# Prompt
Pick out the lines containing "this".

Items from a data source
*-*-*
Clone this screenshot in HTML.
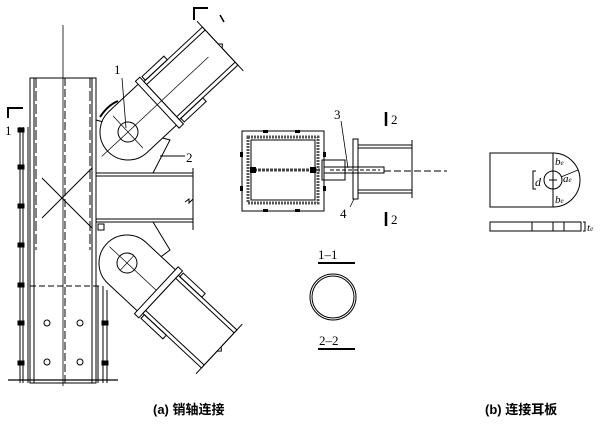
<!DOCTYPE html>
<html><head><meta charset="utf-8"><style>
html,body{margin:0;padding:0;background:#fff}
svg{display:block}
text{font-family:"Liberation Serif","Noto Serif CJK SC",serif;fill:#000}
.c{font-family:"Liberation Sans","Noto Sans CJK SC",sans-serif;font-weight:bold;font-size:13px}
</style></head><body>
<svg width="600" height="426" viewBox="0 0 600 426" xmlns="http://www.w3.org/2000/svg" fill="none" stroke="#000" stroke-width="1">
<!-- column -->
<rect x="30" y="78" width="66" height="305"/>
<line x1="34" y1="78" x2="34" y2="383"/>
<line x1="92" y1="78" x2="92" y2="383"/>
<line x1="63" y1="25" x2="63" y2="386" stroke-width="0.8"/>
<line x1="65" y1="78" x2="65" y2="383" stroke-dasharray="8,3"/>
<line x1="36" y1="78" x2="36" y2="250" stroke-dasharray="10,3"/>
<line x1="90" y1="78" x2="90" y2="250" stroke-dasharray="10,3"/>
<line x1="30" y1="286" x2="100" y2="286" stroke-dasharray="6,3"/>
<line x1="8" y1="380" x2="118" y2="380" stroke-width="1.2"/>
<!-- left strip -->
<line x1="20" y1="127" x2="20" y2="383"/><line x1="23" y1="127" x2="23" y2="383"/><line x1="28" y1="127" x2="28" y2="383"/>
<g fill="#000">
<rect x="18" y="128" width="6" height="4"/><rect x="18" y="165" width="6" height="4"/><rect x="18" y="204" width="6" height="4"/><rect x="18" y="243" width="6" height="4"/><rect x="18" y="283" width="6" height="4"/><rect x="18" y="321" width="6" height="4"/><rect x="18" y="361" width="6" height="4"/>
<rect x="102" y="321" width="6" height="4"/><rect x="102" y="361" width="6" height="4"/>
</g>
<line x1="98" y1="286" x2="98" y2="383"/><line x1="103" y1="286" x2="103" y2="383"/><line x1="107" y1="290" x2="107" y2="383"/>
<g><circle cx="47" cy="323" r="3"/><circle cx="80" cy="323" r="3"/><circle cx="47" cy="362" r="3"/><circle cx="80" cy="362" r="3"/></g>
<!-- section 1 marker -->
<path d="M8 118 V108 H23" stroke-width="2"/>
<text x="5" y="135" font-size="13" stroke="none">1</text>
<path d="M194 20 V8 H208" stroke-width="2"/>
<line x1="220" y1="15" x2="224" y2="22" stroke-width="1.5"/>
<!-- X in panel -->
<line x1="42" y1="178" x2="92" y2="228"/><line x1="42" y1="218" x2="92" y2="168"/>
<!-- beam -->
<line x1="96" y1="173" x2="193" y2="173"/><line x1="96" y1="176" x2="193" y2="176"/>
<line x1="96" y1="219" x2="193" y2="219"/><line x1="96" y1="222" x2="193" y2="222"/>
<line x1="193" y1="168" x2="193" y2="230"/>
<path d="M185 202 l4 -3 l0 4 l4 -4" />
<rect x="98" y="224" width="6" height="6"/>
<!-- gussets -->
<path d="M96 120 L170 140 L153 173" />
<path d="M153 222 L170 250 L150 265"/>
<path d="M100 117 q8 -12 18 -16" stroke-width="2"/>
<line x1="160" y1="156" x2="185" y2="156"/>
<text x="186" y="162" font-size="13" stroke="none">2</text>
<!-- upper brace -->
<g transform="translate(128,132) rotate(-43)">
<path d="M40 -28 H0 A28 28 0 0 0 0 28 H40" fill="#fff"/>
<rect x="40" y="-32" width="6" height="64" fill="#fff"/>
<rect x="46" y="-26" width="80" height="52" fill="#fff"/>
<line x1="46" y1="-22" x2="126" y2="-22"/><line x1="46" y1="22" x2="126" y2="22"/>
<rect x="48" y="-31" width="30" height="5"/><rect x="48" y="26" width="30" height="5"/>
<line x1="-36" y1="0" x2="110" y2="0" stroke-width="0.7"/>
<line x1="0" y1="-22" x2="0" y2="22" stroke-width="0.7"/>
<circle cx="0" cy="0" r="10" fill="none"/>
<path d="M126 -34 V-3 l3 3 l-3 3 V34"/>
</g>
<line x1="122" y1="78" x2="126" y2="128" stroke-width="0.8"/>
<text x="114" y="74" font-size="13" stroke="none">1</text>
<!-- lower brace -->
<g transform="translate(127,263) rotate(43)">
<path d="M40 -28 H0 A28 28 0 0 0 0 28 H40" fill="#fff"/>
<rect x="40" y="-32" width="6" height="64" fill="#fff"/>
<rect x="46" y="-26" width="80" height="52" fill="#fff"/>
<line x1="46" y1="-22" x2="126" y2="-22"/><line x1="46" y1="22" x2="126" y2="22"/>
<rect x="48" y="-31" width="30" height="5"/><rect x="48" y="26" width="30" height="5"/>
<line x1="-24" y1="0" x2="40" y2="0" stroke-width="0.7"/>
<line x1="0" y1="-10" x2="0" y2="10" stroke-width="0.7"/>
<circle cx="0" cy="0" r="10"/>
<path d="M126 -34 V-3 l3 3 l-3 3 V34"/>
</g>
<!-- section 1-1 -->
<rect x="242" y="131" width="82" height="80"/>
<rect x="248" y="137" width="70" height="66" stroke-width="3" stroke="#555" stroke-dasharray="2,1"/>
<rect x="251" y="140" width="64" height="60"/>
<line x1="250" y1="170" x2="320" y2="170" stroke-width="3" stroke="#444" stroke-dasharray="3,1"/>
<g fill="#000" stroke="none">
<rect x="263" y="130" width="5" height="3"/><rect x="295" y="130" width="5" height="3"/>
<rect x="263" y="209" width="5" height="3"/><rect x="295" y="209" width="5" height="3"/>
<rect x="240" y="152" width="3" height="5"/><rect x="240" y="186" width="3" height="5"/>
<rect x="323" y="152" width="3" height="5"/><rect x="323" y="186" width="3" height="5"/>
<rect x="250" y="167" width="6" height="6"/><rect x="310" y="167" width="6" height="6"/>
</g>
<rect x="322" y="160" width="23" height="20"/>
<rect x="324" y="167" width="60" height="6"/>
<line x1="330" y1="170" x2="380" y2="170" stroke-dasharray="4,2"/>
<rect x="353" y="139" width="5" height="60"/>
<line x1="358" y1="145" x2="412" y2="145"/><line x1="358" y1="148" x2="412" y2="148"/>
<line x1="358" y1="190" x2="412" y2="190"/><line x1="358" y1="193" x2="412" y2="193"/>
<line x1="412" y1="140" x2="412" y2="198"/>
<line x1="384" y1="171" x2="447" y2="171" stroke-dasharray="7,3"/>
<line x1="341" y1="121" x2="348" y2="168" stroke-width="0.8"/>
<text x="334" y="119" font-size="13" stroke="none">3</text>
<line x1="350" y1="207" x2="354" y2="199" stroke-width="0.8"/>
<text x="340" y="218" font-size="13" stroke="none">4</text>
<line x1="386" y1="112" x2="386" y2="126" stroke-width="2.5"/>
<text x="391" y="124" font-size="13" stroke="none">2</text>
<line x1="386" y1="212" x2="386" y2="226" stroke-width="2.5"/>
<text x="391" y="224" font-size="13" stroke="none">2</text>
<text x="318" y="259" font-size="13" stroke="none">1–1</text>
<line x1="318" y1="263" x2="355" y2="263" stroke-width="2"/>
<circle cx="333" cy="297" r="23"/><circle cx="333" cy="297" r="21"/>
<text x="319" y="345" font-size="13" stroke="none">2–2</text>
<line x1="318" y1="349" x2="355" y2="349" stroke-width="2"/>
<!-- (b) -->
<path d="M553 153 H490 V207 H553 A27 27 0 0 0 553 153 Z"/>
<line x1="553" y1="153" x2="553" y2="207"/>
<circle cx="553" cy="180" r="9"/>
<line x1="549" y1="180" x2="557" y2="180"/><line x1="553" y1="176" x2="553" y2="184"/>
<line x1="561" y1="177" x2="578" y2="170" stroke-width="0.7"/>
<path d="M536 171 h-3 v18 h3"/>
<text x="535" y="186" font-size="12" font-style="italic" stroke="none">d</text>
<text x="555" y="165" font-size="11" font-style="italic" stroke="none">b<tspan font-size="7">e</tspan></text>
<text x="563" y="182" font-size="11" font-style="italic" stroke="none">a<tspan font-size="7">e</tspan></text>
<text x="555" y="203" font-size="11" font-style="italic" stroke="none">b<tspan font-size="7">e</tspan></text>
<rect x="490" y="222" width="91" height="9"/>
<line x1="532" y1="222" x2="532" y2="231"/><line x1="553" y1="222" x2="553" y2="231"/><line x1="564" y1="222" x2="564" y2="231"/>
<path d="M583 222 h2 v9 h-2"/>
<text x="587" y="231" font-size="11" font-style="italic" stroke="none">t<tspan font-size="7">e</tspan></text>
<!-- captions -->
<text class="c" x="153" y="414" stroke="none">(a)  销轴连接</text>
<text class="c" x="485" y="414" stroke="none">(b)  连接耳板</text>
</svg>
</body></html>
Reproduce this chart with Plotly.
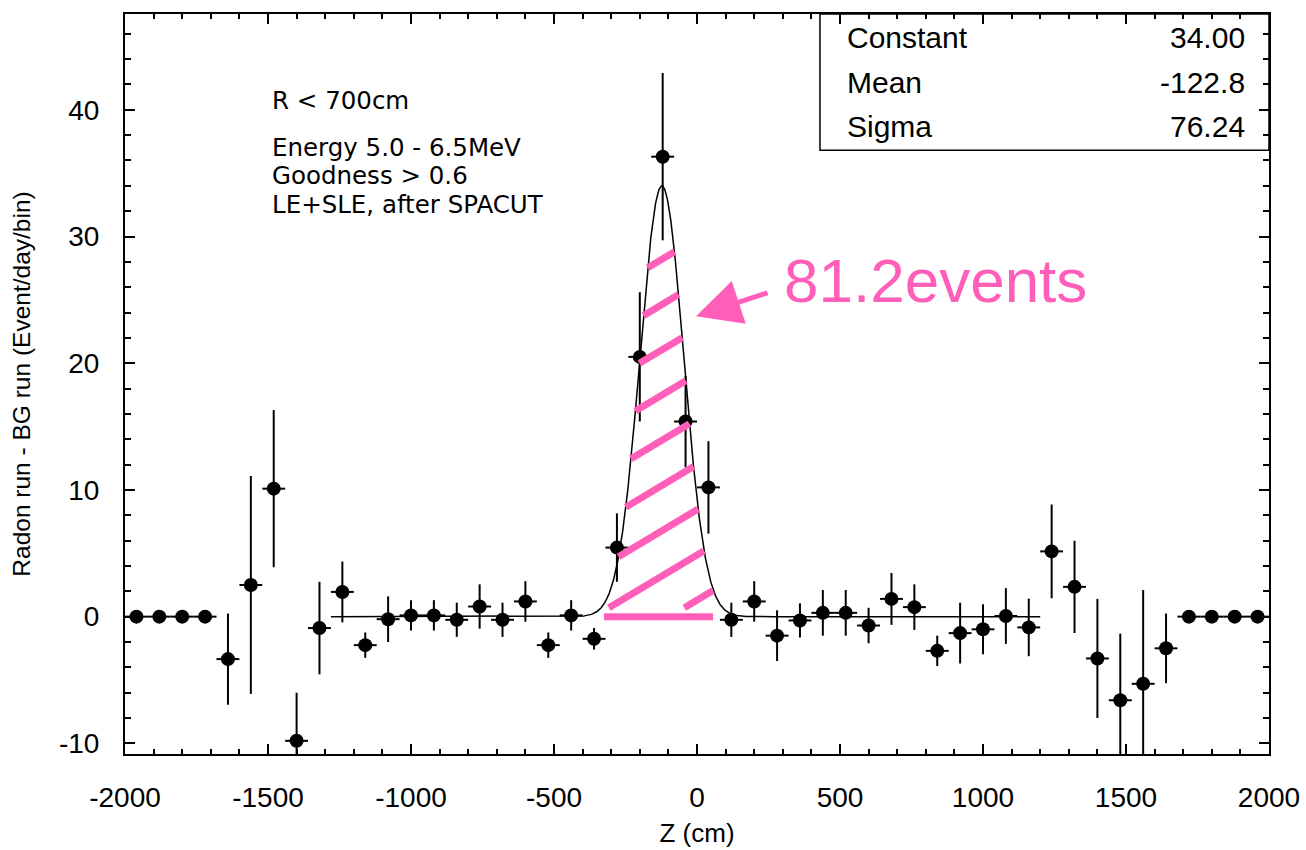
*-*-*
# The answer
Clone this screenshot in HTML.
Reproduce this chart with Plotly.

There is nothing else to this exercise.